April 25, 2026
Duties, Taxes & Fees
Effective import cost planning requires accurate estimation of duties, taxes, logistics costs, and operational expenses. Businesses must consider all components of landed cost, including freight, insurance, and handling charges, when evaluating their importation strategies. A clear understanding of duties and taxes, along with a well-defined import strategy, helps ensure better financial control and minimizes unexpected expenses.
Forecasting enables companies to manage budgets and maintain profitability in a competitive market environment. By anticipating changes in freight rates, exchange rates, and regulatory requirements, businesses can make more informed decisions. Applying duty optimization techniques allows companies to reduce financial risks and maintain stable operations despite market fluctuations.
Proper planning and forecasting also support long-term sustainability and operational efficiency. Companies that regularly review and update their cost assumptions are better equipped to adapt to changing conditions. As import volumes increase, structured forecasting becomes essential for maintaining cost efficiency and strategic growth.
Duties and Taxes
Duties and taxes are mandatory government charges applied to imported goods. They are a primary component of total landed cost and must be accurately calculated during planning and forecasting. Additionally, duties and taxes ensure accurate baseline cost calculation.
Components of Duties and Taxes
- Customs Duties - Based on product classification (HS Code) and tariff rates
- Value-Added Tax (VAT) - Typically applied after adding duty and other charges.
- Excise Tax - Applies to specific goods (e.g., alcohol, fuel, tobacco)
- Other Fees - Customs processing, brokerage, and port charges
Steps in Import Cost Planning and Forecasting
1.Classify goods correctly (HS Code): Determines the applicable duty rate
2.Determine customs value (CIF): Includes cost of goods, insurance, and freight
3.Apply duty rate: Based on tariff schedules
4.Calculate VAT and other taxes: Applied on top of duties and CIF value
5.Include additional charges: Brokerage, handling, and documentation
Duty Optimization
Duty optimization focuses on legally reducing or deferring import duties to improve cost efficiency and cash flow.
Duty Optimization Strategies
- Tariff Classification Review: Ensure goods are classified under the most favorable but compliant HS code.
- Free Trade Agreements (FTAs): Utilize reduced or zero tariffs under ASEAN or other trade agreements.
- Customs Valuation Planning: Ensure proper valuation methods without overstatement.
- Bonded Warehousing: Defer duties until goods are released to the domestic market.
- Zone Utilization: Import through economic zones where duties may be exempt or delayed.

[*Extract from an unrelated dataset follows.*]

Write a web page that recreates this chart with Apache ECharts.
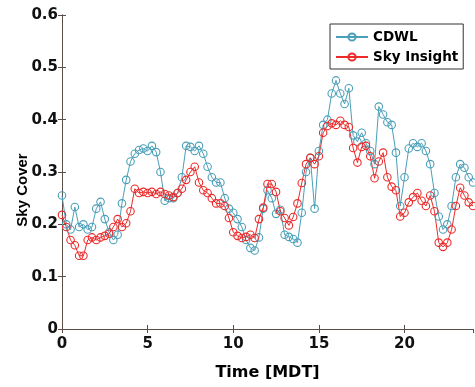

Duty optimization should always be compliance-driven because misclassification or under-valuation can result in penalties and higher long-term costs.
Import Strategy
Import strategy defines how goods are sourced, shipped, and entered into the country, directly impacting total import cost and forecasting accuracy. It determines the overall structure and cost efficiency of import operation.
Import Strategy: Core Elements
- Supplier location and pricing
Select sourcing locations: Consider unit cost, lead time, and trade benefits
- Shipping mode (air vs. sea)
Choose shipping mode: Balance cost vs. speed (sea = lower cost, air = faster but higher cost)
- Import structure (direct, distributor, or 3PL)
a)Direct import = more control, potentially lower cost
b)3PL/distributor = faster setup, higher service cost
- Entry points and ports
Estimate logistics costs: Freight, insurance, handling, and inland transport
- Inventory and warehousing approach
a)Integrate with inventory planning: Bulk imports reduce unit cost but increase holding costs.
b)Scenario planning: Model different strategies to identify the most cost-efficient option.
c)Best Practice: Align import strategy with demand forecasts to avoid overstocking or costly urgent shipments.